EPA to Reverse Trump-Era Clean Water Deregulation
These rules have been a lightning rod for farmers.
EPA to Reverse Trump-Era Clean Water Deregulation
These rules have been a lightning rod for farmers.
On Wednesday, the EPA chief, Michael Regan, announced that the Biden administration will formally repeal the Navigable Waters Protection Rule, a law that is barely a year old.
In 2015, the Obama administration updated the 1972 Clean Water Act, one of the country’s most important environmental laws, with a rule typically referred to as the Waters of the United States rule, or WOTUS. One of WOTUS’s main goals was to provide guidance for what actually counted as a water source. This had been a major problem, with proposals for development often being decided on a (very inefficient) case by case basis. Does a river that dries up for part of the year qualify for protection? What about one that only connects to a larger river during heavy rains? What about a pond that shrinks and grows depending on the season?
WOTUS created some guidelines for what counts as, well, a “water of the United States,” which would seem at first glance to be a fairly non-controversial idea. But conservative farm groups, such as the American Farm Bureau, eager to paint the Obama administration as overreaching, latched onto WOTUS as a possible controversy that could drum up support. This is despite the fact that WOTUS included significant exemptions for farmers; the Farm Bureau and others described a dystopian world in which a puddle that formed on cropland could result in the government seizing control, which was not true.
Donald Trump, in his presidential campaign, cleverly made WOTUS a rallying point for rural America. By 2020, he had rescinded the 2015 rule and instituted his own, called the Navigable Waters Protection Rule, which significantly reduced clean water regulation.

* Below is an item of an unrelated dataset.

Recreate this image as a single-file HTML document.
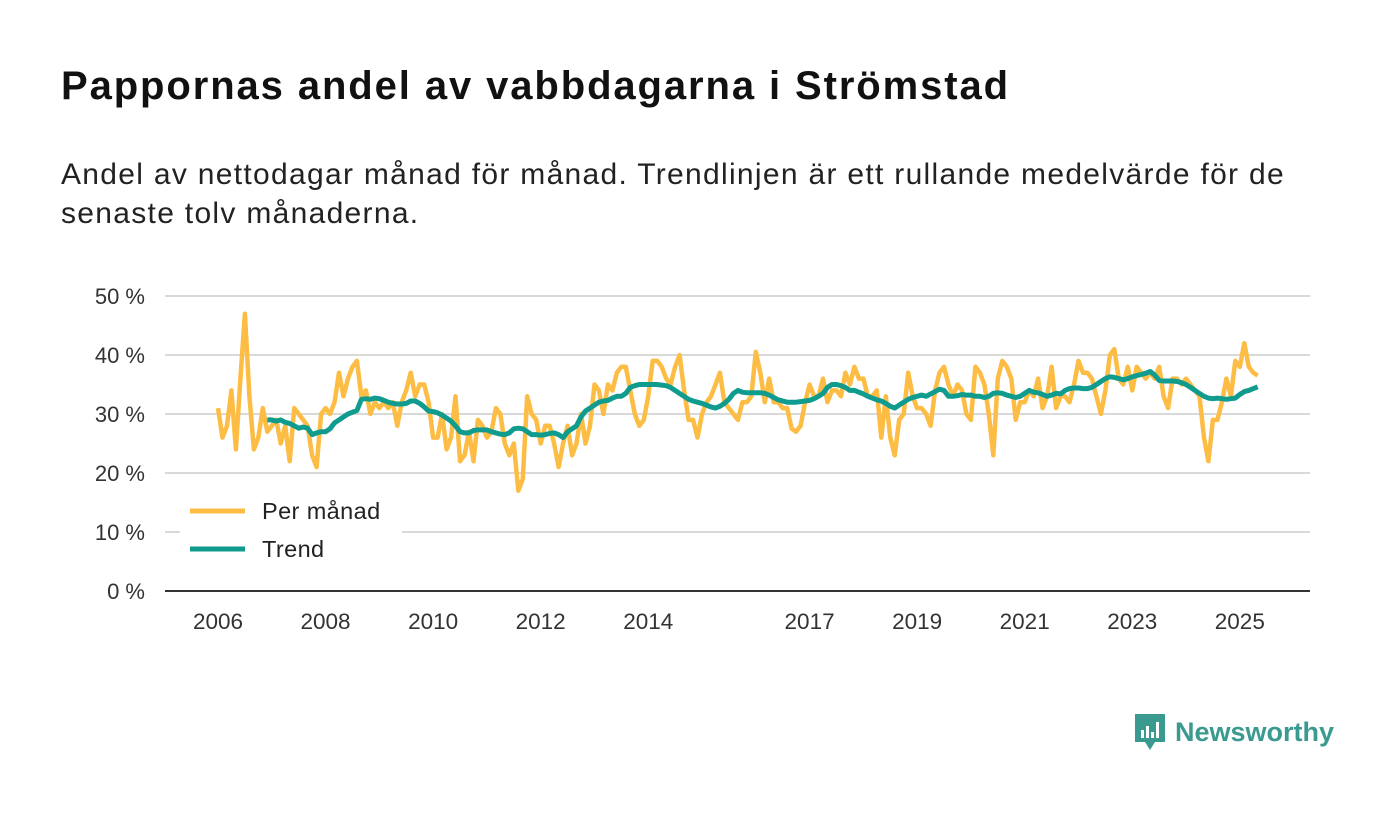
<!DOCTYPE html>
<html><head><meta charset="utf-8"><style>
body{margin:0;background:#fff;font-family:"Liberation Sans",sans-serif;}
#wrap{position:relative;width:1400px;height:813px;overflow:hidden;background:#fff;}
h1{position:absolute;left:61px;top:64px;margin:0;font-size:40px;font-weight:bold;color:#111;letter-spacing:1.9px;white-space:nowrap}
p.sub{position:absolute;left:61px;top:155px;margin:0;font-size:30px;line-height:39px;color:#222;width:1300px;letter-spacing:1.3px;white-space:nowrap}
</style></head><body>
<div id="wrap">
<h1>Pappornas andel av vabbdagarna i Strömstad</h1>
<p class="sub">Andel av nettodagar månad för månad. Trendlinjen är ett rullande medelvärde för de<br>senaste tolv månaderna.</p>
<svg id="chart" width="1400" height="813" style="position:absolute;left:0;top:0"></svg>
<div style="position:absolute;left:1133px;top:712px;height:40px;display:flex;align-items:center;">
<svg width="34" height="40"><path d="M2 2h30v28h-10l-5 8-5-8H2z" fill="#3a9a8f"/><rect x="8" y="18" width="3" height="8" fill="#fff"/><rect x="13" y="14" width="3" height="12" fill="#fff"/><rect x="18" y="20" width="3" height="6" fill="#fff"/><rect x="23" y="10" width="3" height="16" fill="#fff"/></svg>
<span style="font-size:27px;font-weight:bold;color:#3a9a8f;margin-left:8px">Newsworthy</span></div>
</div>
<script>
const yTicks=[0,10,20,30,40,50];
const xTickYears=[2006,2008,2010,2012,2014,2017,2019,2021,2023,2025];
const startYear=2006;
const monthly=[31,26,28,34,24,36,47,33,24,26,31,27,
28,29,25,28,22,31,30,29,28,23,21,30,
31,30,32,37,33,36,38,39,33,34,30,32,
31,32,31,32,28,32,34,37,33,35,35,32,
26,26,30,24,26,33,22,23,27,22,29,28,
26,27,31,30,25,23,25,17,19,33,30,29,
25,28,28,25,21,25,28,23,25,30,25,28,
35,34,30,35,34,37,38,38,34,30,28,29,
33,39,39,38,36,35,38,40,34,29,29,26,
30,32,33,35,37,32,31,30,29,32,32,33,
40.5,37,32,36,32,32,31,31,27.5,27,28,32,
35,33,33,36,32,34,34,33,37,35,38,36,
36,33,33,34,26,33,26,23,29,30,37,33,
31,31,30,28,34,37,38,35,33,35,34,30,
29,38,37,35,30,23,36,39,38,36,29,32,
32,34,33,36,31,33,38,31,33,33,32,35,
39,37,37,36,33,30,34,40,41,36,35,38,
34,38,37,36,37,36,38,33,31,36,36,35,
36,35,34,33,26,22,29,29,32,36,33,39,
38,42,38,37,36.5];
const trendStart=11;
const trend=[29,
29,28.8,29,28.6,28.4,28,27.6,27.8,27.6,26.5,26.8,27,
27,27.5,28.5,29,29.5,30,30.3,30.6,32.5,32.6,32.5,32.7,
32.6,32.3,32,31.8,31.7,31.7,31.8,32.2,32.2,31.8,31.2,30.5,
30.4,30.2,29.8,29.3,28.8,28,27,26.8,26.8,27.2,27.3,27.3,
27.3,27,26.8,26.6,26.5,26.8,27.5,27.6,27.5,27,26.5,26.5,
26.4,26.5,26.7,26.8,26.5,26,27,27.5,28,29.5,30.5,31,
31.5,32,32.2,32.3,32.7,33,33,33.5,34.5,34.8,35,35,
35,35,35,34.9,34.8,34.5,34,33.5,33,32.5,32.2,32,
31.8,31.5,31.2,31,31.3,31.8,32.5,33.5,34,33.7,33.6,33.6,
33.6,33.6,33.5,33.2,32.8,32.4,32.2,32,32,32,32.1,32.2,
32.3,32.6,33,33.5,34.5,35,35,34.8,34.5,34,34,33.7,
33.4,33,32.7,32.4,32.2,31.8,31.3,31,31.5,32,32.5,32.8,
33,33.2,33,33.4,33.8,34.2,34,33,33,33.1,33.3,33.2,
33.2,33,33,32.8,33,33.5,33.6,33.5,33.2,33,32.8,33,
33.5,34,33.7,33.6,33.3,33,33.2,33.5,33.4,34,34.3,34.4,
34.4,34.3,34.3,34.5,35,35.5,36,36.3,36.2,36,35.8,36,
36.3,36.5,36.7,36.9,37.2,36.6,35.7,35.6,35.6,35.6,35.5,35.3,
35,34.5,34,33.5,33,32.7,32.6,32.7,32.6,32.5,32.6,32.7,
33.3,33.8,34,34.3,34.6];
const svg=document.getElementById('chart');
const NS='http://www.w3.org/2000/svg';
const X0=218,PX_YEAR=53.78,Y0=591,PX_PCT=5.9;
function xScale(m){return X0+m*PX_YEAR/12;}
function yScale(v){return Y0-v*PX_PCT;}
function mk(t,a){const e=document.createElementNS(NS,t);for(const k in a)e.setAttribute(k,a[k]);svg.appendChild(e);return e;}
yTicks.forEach(v=>{
 const g=mk('line',{x1:165,x2:1310,y1:yScale(v),y2:yScale(v),stroke:v===0?'#333':'#d9d9d9','stroke-width':2});
 
 
 const t=mk('text',{x:145,y:yScale(v)+8,'text-anchor':'end','font-size':22,fill:'#333','font-family':'Liberation Sans, sans-serif'});
 t.textContent=v+' %';
 
 
});
xTickYears.forEach(yr=>{
 const x=xScale((yr-startYear)*12);
 const t=mk('text',{x:x,y:629,'text-anchor':'middle','font-size':22.5,fill:'#333','font-family':'Liberation Sans, sans-serif'});
 t.textContent=yr;
 
 
});
function pathFor(arr,off){return arr.map((v,i)=>(i?'L':'M')+xScale(i+off).toFixed(1)+' '+yScale(v).toFixed(1)).join(' ');}
const l1=mk('path',{d:pathFor(monthly,0),fill:'none',stroke:'#fdbd45','stroke-width':4.5,'stroke-linejoin':'round'});


const l2=mk('path',{d:pathFor(trend,trendStart),fill:'none',stroke:'#0f9b8e','stroke-width':5,'stroke-linejoin':'round'});


const lb=mk('rect',{x:180,y:490,width:222,height:78,fill:'#fff'});


[['Per månad','#fdbd45',511],['Trend','#0f9b8e',549]].forEach(([lab,c,y])=>{
 const s=mk('line',{x1:190,x2:245,y1:y,y2:y,stroke:c,'stroke-width':5});
 
 
 const t=mk('text',{x:262,y:y+8,'font-size':23.5,fill:'#222','font-family':'Liberation Sans, sans-serif','letter-spacing':0.4});
 t.textContent=lab;
 
 
});
</script>
</body></html>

In his announcement this week, Regan said Trump-era deregulation was a major problem for the environment. “After reviewing the Navigable Waters Protection Rule as directed by President Biden, the EPA and Department of the Army have determined that this rule is leading to significant environmental degradation,” he wrote in a statement. Regan said that this deregulation resulted in protections of 25 percent fewer waterways, and that there were 333 projects that would normally have required significant permits that, under the Trump-era rules, did not. “The lack of protections is particularly significant in arid states, like New Mexico and Arizona, where nearly every one of over 1,500 streams assessed has been found to be non-jurisdictional,” the statement reads. And that’s especially scary given how little water there currently is in the arid west.
The EPA will, reports Politico, formally repeal that Trump-era deregulation. This will, of course, mean a headlong collision with the Farm Bureau, which immediately (and unsurprisingly) pushed back against Regan’s announcement with its own statement opposing the decision.
Regan said the EPA will craft a new water protection law, but until then, it’s unclear exactly how the single year of Trump-era deregulation will affect the environment. Thousands of projects have already taken advantage of the lack of clean water regulations and it’s unclear what exactly will happen to them, while new rules are being written.
“The Biden administration must act quickly to restore clean water protections because the current rule lets developers, industry, or anyone else pollute, fill, or pave over these waters without federal permit,” said Kelly Moser of the Southern Environmental Law Center in a statement. Politico suggests that replacing this law could be a “years-long regulatory process,” and that until then, the rules prior to the 2015 WOTUS rule will be in effect.